▸ What is asked
Output the lines exactly, from the one where "Output the component" appears through the one where "-0.35, 0.05, -0.2];" appears. Images are left out.

▸ Records for the exercise
● ● ● ●
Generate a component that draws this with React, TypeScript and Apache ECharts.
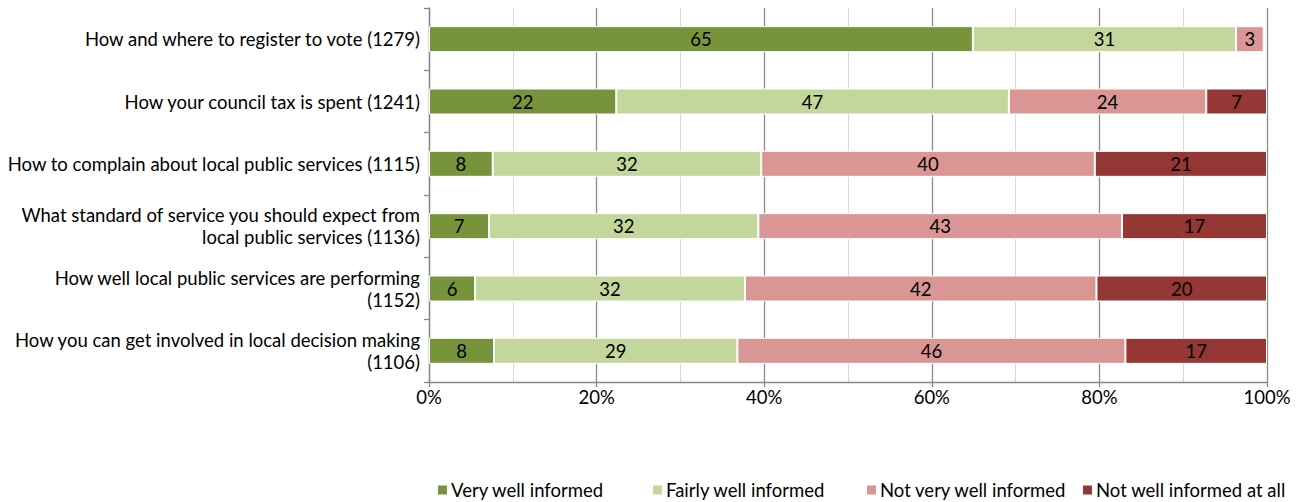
● ● ● ●
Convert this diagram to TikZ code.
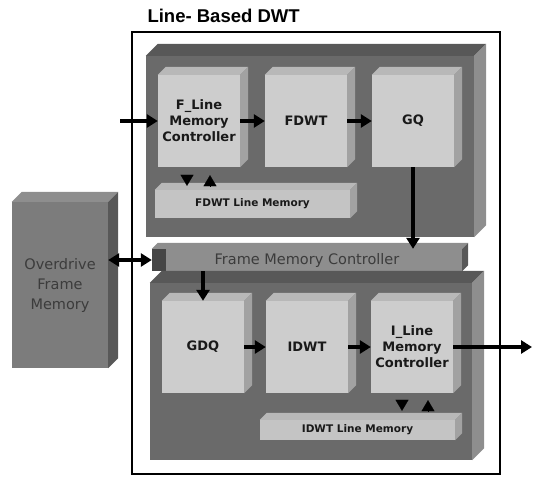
● ● ● ●
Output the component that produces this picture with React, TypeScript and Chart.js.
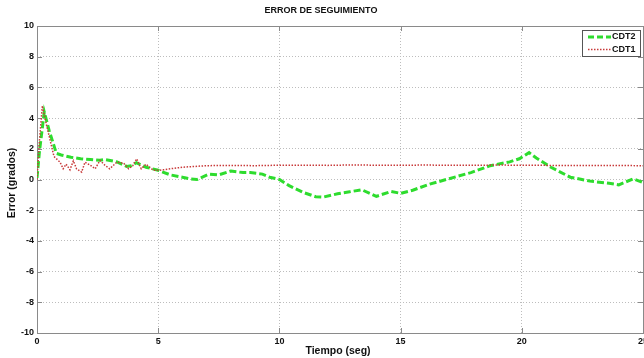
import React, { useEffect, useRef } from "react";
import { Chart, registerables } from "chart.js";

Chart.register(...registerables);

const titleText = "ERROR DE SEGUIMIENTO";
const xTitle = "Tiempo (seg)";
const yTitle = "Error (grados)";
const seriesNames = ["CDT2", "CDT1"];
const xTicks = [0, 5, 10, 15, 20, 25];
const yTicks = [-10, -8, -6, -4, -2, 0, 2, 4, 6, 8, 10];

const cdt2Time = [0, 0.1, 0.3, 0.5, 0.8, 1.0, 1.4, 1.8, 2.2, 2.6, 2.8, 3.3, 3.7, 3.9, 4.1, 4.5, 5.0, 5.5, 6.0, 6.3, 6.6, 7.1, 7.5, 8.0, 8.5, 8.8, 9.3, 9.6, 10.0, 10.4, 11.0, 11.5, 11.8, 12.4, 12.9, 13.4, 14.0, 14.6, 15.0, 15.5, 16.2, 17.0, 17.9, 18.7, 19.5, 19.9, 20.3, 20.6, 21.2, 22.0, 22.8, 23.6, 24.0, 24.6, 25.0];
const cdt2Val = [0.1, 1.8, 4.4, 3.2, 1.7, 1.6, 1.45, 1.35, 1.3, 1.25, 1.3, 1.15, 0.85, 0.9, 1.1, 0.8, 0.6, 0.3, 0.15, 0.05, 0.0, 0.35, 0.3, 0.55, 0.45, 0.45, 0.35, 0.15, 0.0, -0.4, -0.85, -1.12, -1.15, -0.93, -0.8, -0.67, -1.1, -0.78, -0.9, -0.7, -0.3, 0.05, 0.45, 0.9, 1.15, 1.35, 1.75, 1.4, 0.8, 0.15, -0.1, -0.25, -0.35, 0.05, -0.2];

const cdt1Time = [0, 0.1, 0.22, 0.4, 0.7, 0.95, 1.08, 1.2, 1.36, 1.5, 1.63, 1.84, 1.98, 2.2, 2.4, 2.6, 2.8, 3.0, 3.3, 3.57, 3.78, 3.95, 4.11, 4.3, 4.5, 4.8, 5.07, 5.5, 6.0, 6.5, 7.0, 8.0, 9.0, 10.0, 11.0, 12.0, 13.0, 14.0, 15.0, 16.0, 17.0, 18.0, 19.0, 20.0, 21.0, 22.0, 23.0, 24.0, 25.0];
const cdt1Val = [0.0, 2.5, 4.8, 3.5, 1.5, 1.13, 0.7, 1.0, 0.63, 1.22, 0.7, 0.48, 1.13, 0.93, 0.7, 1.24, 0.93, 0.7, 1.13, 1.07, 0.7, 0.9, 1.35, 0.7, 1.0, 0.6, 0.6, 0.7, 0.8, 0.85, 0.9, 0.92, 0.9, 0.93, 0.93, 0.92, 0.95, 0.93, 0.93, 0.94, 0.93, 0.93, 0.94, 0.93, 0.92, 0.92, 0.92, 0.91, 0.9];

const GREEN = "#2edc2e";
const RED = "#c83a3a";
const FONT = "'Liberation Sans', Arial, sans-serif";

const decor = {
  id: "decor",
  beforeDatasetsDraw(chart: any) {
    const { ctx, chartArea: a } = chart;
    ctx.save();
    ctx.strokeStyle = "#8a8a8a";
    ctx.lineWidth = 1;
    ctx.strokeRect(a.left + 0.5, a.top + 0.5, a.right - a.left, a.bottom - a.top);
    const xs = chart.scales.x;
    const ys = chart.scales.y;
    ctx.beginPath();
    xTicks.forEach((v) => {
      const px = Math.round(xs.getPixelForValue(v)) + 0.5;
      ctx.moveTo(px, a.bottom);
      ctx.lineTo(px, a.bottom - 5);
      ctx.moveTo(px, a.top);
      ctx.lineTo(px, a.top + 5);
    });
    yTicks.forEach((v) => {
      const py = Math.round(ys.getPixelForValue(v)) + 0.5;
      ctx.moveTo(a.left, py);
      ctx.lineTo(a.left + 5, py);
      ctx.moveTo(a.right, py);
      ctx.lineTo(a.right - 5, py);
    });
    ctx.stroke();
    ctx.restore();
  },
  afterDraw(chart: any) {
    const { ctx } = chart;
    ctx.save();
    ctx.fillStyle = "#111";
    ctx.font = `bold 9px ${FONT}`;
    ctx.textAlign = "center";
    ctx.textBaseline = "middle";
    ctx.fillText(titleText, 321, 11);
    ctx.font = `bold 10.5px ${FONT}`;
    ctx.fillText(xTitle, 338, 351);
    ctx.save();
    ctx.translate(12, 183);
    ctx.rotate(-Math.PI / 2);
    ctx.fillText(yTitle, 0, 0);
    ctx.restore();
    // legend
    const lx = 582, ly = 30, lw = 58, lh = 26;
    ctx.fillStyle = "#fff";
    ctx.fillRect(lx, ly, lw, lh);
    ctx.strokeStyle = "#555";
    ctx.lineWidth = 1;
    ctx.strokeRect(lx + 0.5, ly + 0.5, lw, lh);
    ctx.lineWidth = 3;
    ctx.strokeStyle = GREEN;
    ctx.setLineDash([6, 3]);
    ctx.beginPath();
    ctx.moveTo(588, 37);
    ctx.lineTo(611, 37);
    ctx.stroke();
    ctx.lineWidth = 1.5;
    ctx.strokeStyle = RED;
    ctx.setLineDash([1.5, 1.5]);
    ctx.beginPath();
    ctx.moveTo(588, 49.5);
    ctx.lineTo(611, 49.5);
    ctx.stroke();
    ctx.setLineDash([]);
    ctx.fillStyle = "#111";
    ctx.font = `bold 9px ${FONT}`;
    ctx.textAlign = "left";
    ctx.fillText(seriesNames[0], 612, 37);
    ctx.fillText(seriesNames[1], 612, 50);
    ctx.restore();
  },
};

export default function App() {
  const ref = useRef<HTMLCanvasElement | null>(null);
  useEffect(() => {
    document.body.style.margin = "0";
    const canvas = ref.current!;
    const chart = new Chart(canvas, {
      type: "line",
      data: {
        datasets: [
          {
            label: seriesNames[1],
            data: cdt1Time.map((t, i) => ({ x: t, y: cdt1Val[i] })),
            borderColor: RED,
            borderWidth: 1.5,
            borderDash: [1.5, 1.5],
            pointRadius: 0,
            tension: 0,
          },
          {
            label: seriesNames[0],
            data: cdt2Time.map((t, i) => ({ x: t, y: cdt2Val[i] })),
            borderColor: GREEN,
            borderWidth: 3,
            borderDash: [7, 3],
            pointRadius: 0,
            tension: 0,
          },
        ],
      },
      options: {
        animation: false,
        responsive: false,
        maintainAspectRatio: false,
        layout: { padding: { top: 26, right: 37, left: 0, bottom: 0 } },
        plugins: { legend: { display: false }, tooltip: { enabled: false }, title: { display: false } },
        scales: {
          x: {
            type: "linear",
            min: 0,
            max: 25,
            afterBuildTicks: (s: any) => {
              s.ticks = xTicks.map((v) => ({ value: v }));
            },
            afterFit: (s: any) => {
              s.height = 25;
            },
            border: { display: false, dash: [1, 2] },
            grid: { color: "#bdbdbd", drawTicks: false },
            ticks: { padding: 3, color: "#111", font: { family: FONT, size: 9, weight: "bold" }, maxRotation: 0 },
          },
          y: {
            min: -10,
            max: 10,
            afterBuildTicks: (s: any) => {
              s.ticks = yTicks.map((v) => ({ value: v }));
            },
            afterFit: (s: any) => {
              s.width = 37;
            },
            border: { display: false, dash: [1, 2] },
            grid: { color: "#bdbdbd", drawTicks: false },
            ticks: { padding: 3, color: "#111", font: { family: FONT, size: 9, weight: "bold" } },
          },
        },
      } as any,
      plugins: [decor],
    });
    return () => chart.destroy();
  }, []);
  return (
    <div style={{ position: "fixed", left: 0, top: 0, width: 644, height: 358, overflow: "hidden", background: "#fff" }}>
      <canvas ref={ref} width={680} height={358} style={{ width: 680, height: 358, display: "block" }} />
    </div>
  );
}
● ● ● ●
▸ The result
Output the component that produces this picture with React, TypeScript and Chart.js.
import React, { useEffect, useRef } from "react";
import { Chart, registerables } from "chart.js";

Chart.register(...registerables);

const titleText = "ERROR DE SEGUIMIENTO";
const xTitle = "Tiempo (seg)";
const yTitle = "Error (grados)";
const seriesNames = ["CDT2", "CDT1"];
const xTicks = [0, 5, 10, 15, 20, 25];
const yTicks = [-10, -8, -6, -4, -2, 0, 2, 4, 6, 8, 10];

const cdt2Time = [0, 0.1, 0.3, 0.5, 0.8, 1.0, 1.4, 1.8, 2.2, 2.6, 2.8, 3.3, 3.7, 3.9, 4.1, 4.5, 5.0, 5.5, 6.0, 6.3, 6.6, 7.1, 7.5, 8.0, 8.5, 8.8, 9.3, 9.6, 10.0, 10.4, 11.0, 11.5, 11.8, 12.4, 12.9, 13.4, 14.0, 14.6, 15.0, 15.5, 16.2, 17.0, 17.9, 18.7, 19.5, 19.9, 20.3, 20.6, 21.2, 22.0, 22.8, 23.6, 24.0, 24.6, 25.0];
const cdt2Val = [0.1, 1.8, 4.4, 3.2, 1.7, 1.6, 1.45, 1.35, 1.3, 1.25, 1.3, 1.15, 0.85, 0.9, 1.1, 0.8, 0.6, 0.3, 0.15, 0.05, 0.0, 0.35, 0.3, 0.55, 0.45, 0.45, 0.35, 0.15, 0.0, -0.4, -0.85, -1.12, -1.15, -0.93, -0.8, -0.67, -1.1, -0.78, -0.9, -0.7, -0.3, 0.05, 0.45, 0.9, 1.15, 1.35, 1.75, 1.4, 0.8, 0.15, -0.1, -0.25, -0.35, 0.05, -0.2];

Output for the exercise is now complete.